» Your objective
In the material below, find each line holding the string "matplotlib" and copy it.

****************************************

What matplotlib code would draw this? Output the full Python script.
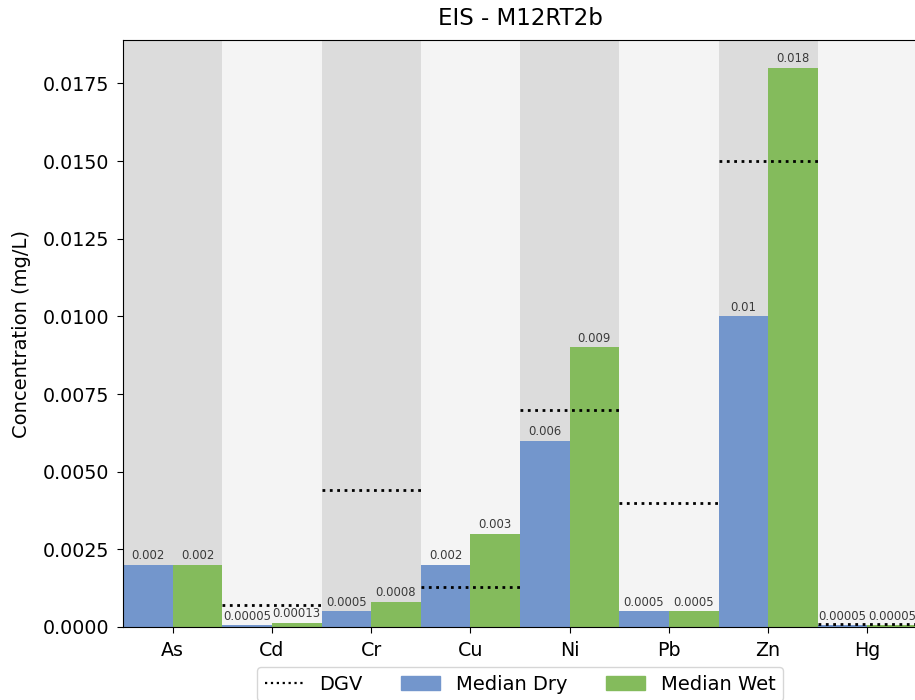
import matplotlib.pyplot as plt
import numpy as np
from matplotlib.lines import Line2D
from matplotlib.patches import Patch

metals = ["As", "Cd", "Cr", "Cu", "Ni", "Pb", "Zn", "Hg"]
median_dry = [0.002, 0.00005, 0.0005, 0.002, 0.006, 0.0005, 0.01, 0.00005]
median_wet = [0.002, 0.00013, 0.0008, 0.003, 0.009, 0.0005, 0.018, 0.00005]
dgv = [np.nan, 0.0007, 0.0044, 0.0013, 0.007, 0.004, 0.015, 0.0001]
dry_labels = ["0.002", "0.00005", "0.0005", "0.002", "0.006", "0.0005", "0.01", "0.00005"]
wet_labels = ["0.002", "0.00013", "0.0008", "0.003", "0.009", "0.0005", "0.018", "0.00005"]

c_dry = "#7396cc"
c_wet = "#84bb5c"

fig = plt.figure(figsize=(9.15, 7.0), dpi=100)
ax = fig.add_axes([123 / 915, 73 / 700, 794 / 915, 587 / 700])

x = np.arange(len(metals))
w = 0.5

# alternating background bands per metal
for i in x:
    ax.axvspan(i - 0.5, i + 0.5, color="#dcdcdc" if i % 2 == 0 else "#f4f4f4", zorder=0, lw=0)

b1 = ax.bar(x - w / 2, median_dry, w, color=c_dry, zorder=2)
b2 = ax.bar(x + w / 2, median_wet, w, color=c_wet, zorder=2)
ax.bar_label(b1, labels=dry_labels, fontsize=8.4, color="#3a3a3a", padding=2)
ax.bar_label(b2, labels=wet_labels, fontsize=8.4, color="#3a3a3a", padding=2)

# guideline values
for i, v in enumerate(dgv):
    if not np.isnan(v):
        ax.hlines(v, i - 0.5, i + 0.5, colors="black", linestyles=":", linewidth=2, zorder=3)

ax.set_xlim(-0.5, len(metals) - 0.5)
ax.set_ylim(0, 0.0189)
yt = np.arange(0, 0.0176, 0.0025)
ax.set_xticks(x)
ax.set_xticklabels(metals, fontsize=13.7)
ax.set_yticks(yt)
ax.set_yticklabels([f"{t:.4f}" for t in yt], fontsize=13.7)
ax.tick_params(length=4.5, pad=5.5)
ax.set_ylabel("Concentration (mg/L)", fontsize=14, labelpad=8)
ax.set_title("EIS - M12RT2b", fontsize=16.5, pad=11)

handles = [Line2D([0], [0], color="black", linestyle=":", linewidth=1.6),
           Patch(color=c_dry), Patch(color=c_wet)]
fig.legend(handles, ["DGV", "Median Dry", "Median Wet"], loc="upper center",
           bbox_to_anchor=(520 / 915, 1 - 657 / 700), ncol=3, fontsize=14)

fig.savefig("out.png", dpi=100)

****************************************

» Final result
What matplotlib code would draw this? Output the full Python script.
import matplotlib.pyplot as plt
from matplotlib.lines import Line2D
from matplotlib.patches import Patch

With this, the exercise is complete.